Naomi Watts has just presented the final award at the Middle East International Film Festival and now sits in the VIP room baffled by a glistening tray of untouched dates. ‘We would always serve them at Christmas time in our family,’ she recalls, ‘but I never knew why because no one would eat them.’ It’s a mother trick, I explain. You buy food that no one eats so that if someone ever comes round you’ve always got something to be hospitable even if you’re not. She laughs generously and wrinkles her nose in the sort of way that puts a nervous gent at ease.
The star is coming to the end of a rather dizzying spell in the capital and seems relaxed. She apologises for not exploring the city much, but was spotted sunning on the Emirates Palace beach earlier that day. ‘Oh, how awful. That post baby sight,’ she says mortified. Sat cross-legged in a slender gold dress, there is little sign that a few months ago she gave birth to her second child, but family is very much on her mind.
‘It’s so rare that I’m away from my children. I say rare, it’s the second time ever,’ she says, stretching catlike on the sofa. Certainly motherhood has changed the 41-year-old actress’s life. Picking out roles suddenly has an added worry. ‘I’ll always have the same tastes, but my priorities in choosing films change,’ she says. ‘Now the first thing I think is where is it filmed and for how long?’
Most recently Naomi has been in the Middle East filming in Jordan. ‘I brought my baby because I was still nursing at the time,’ she explains. The shoot is for Fair Game (out next year), one of the films recently backed by Abu Dhabi investment company Imagenation. It’s the story of Valerie Plame, the true-life American CIA agent who was outed by the Bush administration for political gain, ‘which of course is illegal,’ she adds indignantly.
Then suddenly Naomi looks up: ‘Oh my God!’ Her eye has strayed to a TV screen linked to the ceremony next door.
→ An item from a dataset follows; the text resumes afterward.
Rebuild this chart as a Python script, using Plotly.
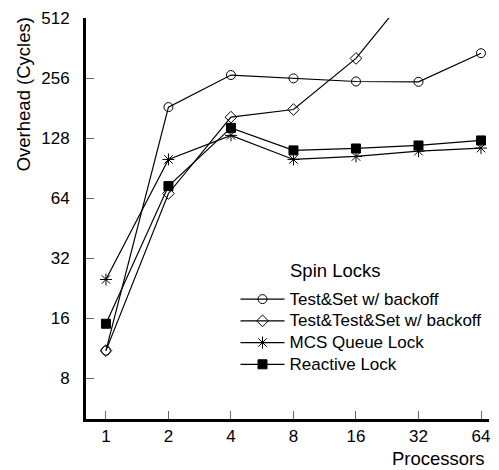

It shows a troop of goats being led on stage to introduce the festival’s closing film Men Who Stare At Goats (get it?). You don’t get livestock at the Oscars, I say. It prompts another nose wrinkling (success!). ‘They’re so sweet,’ she coos. ‘Look, they’ve got stage fright,’ she yells to no one in particular in the curious mix of English and Australian accents that betrays her upbringing.
Watts and Plame met prior to the filming, she says. ‘It was intimidating to meet someone who’s done such incredible feats.’ Good, ‘real’ roles are hard to come by, the actress complains. Naomi is often known as the queen of the remake (King Kong, The Ring, Funny Games). ‘I think there’s just an incredible shortage of ideas,’ she bemoans. The slender blonde is due soon to reprise Tippi Hedren’s role in a remake of Hitchcock’s The Birds, but remains cautious. ‘There’s a number of great films that I would love to redo but shouldn’t be redone because they were great the first time around.’
The actress is in forthright and entertaining form. As to there being no good roles for actresses over 40, ‘it’s a cliché,’ she says, even if this is qualified with a knock on marble (nothing so humble as wood exists in the VIP room). The previous day’s Q&A session had revealed someone sharp-witted and genuinely grateful for their career. So can you get to know a Hollywood celeb in just six minutes? Well, no, but you can get a shrewd idea.
With nothing particular to flog, Watts is a gun for hire, happy to shoot the breeze with all comers. The other red carpet fodder took the money and ran back to Hollywood poste haste (Demi Moore, Hilary Swank please stand up). You sense she would like to get back to her kids soon, but for the time being she was content to splay happily on the VIP sofa with journalists being shepherded in like goats at a film festival. What a star!